The middle place
I just finished reading Kelly Corrigan's The Middle Place this morning, a memoir about the middle place where being a mother and being a daughter overlap. At the end she includes this fabulous essay on the transcendence of women's friendships. As luck would have it, I found a video of her reading it aloud and had to share {hanky warning--but it's worth the 5 minutes}:
I can't help but think of my grandmother and her 8 sisters, my mom and her 4 sisters, my mom and her long-standing group of friends who have seen each other through...well...everything.
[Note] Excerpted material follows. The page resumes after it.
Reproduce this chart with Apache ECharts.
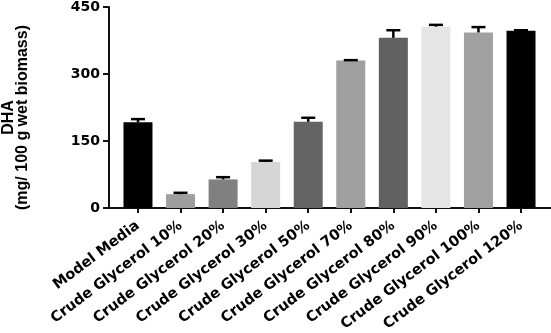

I, too, have one of those milestone birthdays coming up this year. I have been lucky to have some really incredible women to call dear friends. But I've moved a lot. And so have my friends. I have to admit I've felt a little forlorn and lonely lately, since most of those close friendships--formed in my own growing up years, or at the playground, in play groups and babysitting groups with my children--are now far away.
Somehow I find myself in this other, "middle place" where the demographics of my neighborhood, church congregation, and school make me the outsider, the other. I'm at an awkward age for new friendships, like a 14-year-old in kindergarten. I'm not young enough to be included and invited on the get-togethers with the young moms or grad students (and I realize they consider me practically ancient, with a 15-year-old and all) and most of the women my age in town have lived here forever and already have their go-to people long established, including extended family, those luckies.
So I'm left with a long Christmas card list of long-distance-yet-close connections, people who would step in, give me a hug, recommend a doctor/hairstylist/parenting tip, watch my kids, and vice versa, if only we lived closer. These relationships transcend distance, except when they don't. When I just want to go to a movie with a girl friend who really gets me.
So this is for the group of women who don't even know each other--my posse of lifelong "Pigeons" who I'm sure would love each other if ever we got in one big room:
Shelly~Debbie~Sue~JenA~Kelly~JenW~Trina~Christin~
JenJ~Deirdre~Christie~Jessica
{plus a few more iFriends whose friendships
sustain me although we've never really met}
I would totally jump on a red-eye flight and fly anywhere for any one of you. Looking at that list, I realize I really don't have anything to complain about. I'm blessed to know each of you. But the world's on notice: I've got my eye out for some new Pigeons...come out, come out, wherever you are.